I remember a certain species of goosebumps, my first. I was twelve years old maybe, part of a choir festival a half century ago in a small town in Wisconsin, dozens of kids drawn from a dozen Christian schools. The music was Bach—“Jesu, Joy of Man’s Desiring.” For almost fifty years I’ve not been able to hear that piece without remembering that day. My entire self—heart, soul, mind, and strength—reacted to the beauty.
Those goosebumps arrived in an afternoon rehearsal before the big concert that night. I remember what that gym looked like, which step I occupied on the bleachers, and some of the kids who stood around me; and I remember being embarrassed because this unmanly tearful impulse, this odd soul tremor was a threat that required whatever testosterone I had to stifle. Something weird in me made tears arise.
The music was gorgeous. I didn't know Bach from Beethoven, but I knew what we were singing was glorious. But my girlfriend was there, and I haven’t forgotten that either. She stood a row or two beneath me in the choir, and her being there was part of this odd emotional seizure. The music alone would not have raised such a visceral reaction. My seeing her, a row or two beneath me was part of the moment too.
And faith played a role too—we were singing about Jesus, of course, and we were all kids from Christian schools; and then there was the beautiful music—we couldn’t do much better than Bach; and my girlfriend—well, I suppose most of us experience love long before we can define it. Being part of something so much bigger than myself had to play a role too—all these kids were making a beautiful, joyful noise.

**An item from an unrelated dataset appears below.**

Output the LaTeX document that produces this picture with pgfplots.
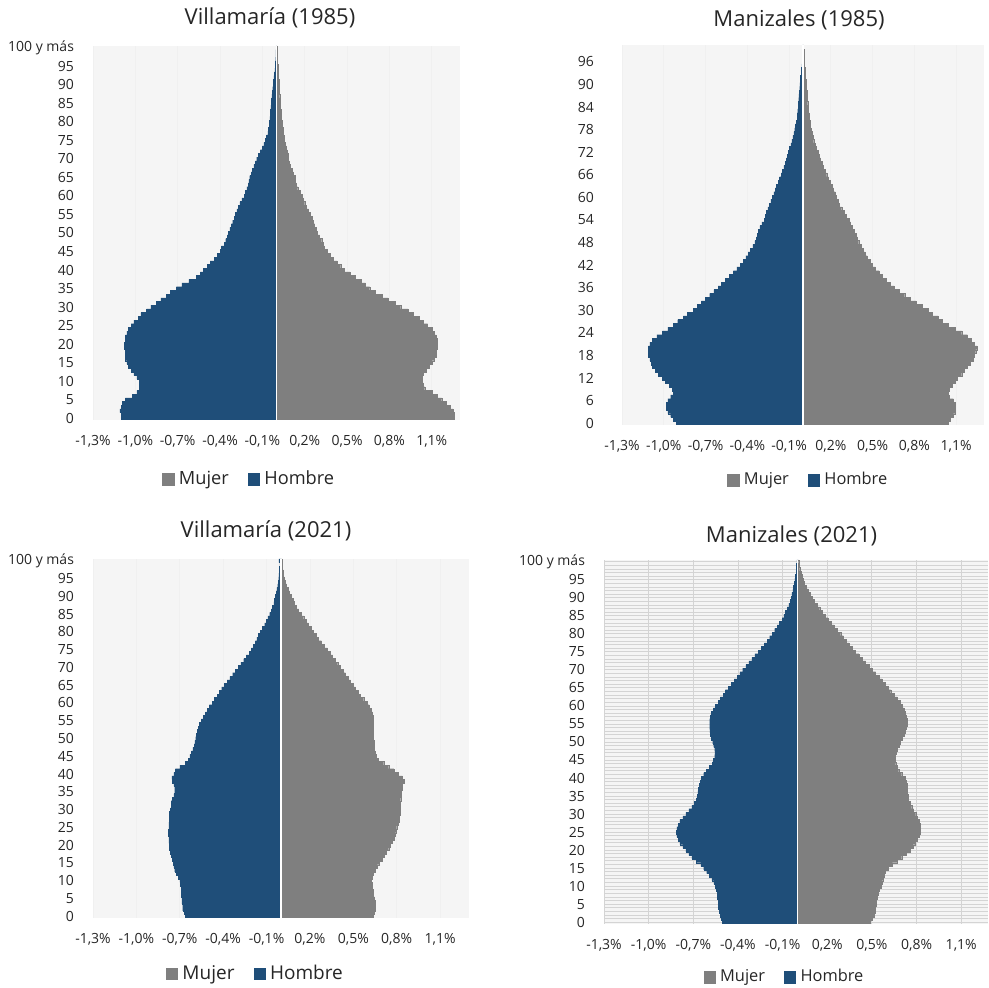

Psalm 147 says, first thing out of the box, how pleasant it is praise him—how pleasant. It’s an amazingly human assertion: "Sheesh, praising God feels good." The first declaration of this psalm has nothing to do with duty (“we should praise him”) or his wanting our praise. Instead, the psalm starts with all of us from the Me Generation: hey, praising God just plain feels good. And, oh yeah, it’s fitting too.
I wonder whether my skin turned inside out and my tears ducts threatened because, maybe for the first time, my “self” disappeared. I got lost in the music, lost in affection, lost in the joyful affirmation of group love that is choral music, lost in all those things, lost in plain beauty, just flat-out lost, lost in praise.
Just about every great religion maintains that self-lessness is a good, good thing. Love is selfless. Heroism is selfless. Vivid spiritual experience is always selfless. When Mariane Pearl heard of her husband Danny’s brutal execution at the hands of terrorists some years ago, she said she was able to handle it because she’d been chanting. She’s Hindu. “The real benefit of having practiced and chanted was that at that moment was that I was so clear on what was going on. This is a time when I didn’t think about myself at all,” she says. And that was a gift.
Sometimes it’s just good to lose yourself. It’s good to praise, to give yourself to God. It’s good to love, to give yourself away. Praise—whether it’s evoked by a Bach chorale or bright new dawn—gives us a chance to empty ourselves.
And that’s good, and it’s pleasant,
and it’s fitting before the King—our King, the joy of man’s desiring.